ROME – Yields of cassava, a key crop feeding millions of people across Africa, are not keeping pace with population growth despite its tolerance for climate change, a leading scientist said.
More than half the world’s cassava, a high-energy root crop, is grown in sub-Saharan Africa, where it is often the cheapest source of calories for poor people, said Clair Hershey, programme leader at the Colombia-based International Centre for Tropical Agriculture (CIAT).
“More than 200 million people rely on cassava as a basic food crop,” he said during a lecture at the UN’s Food and
Agriculture Organisation (FAO) this week.
A native of South America, cassava was first introduced to sub-Saharan Africa by Portuguese traders in the 17th century, and is one of the key sources of carbohydrates in the region.
It is estimated that more than 30% of the calories consumed by sub-Saharan Africans come from the crop, which can be boiled and eaten or used in soups and stews, research group CGIAR says.

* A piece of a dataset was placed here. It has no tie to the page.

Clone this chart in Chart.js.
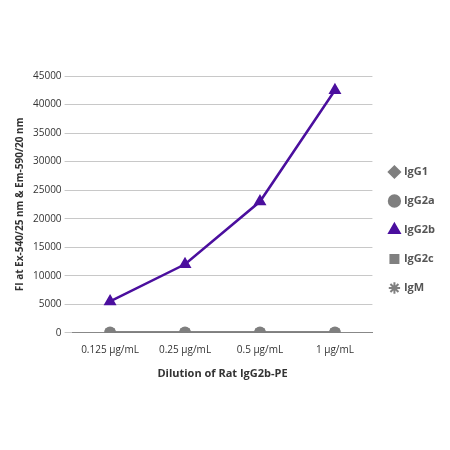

But despite a rapid increase in yields across Asia, Africa’s production is not rising fast enough for a rapidly growingpopulation.
Africa’s population is projected to rise to between 3,5 billion and 5,1 billion by 2100 from about one billion now, the United Nations and population experts said in September.
Farms in Asia, particularly Thailand, where cassava is often produced for animal feed or industrial uses, yield 21 tonnes per hectare, compared to less than 13 in Africa, Hershey said.
Poor planning and a lack of investment in research partly explain why yields have not risen in Africa as much as Asia, he said.
But as the planet warms, making droughts more likely and impacting yields of key crops like corn and beans, researchers should pay more attention to cassava, he said.
The crop is naturally “climate smart” Hershey said, and can grow on land with poor quality soil.
“(It) doesn’t seem to suffer from a few degrees of change in the climate” unlike other crops, he said.
Scientists from CIAT and other groups released a study in 2012 showing that cassava was expected to grow better by 2030 in nearly all parts of sub-Saharan Africa if the region sees temperature increases of between 1,2 and two degrees Celsius and accompanying shifts in rainfall patterns.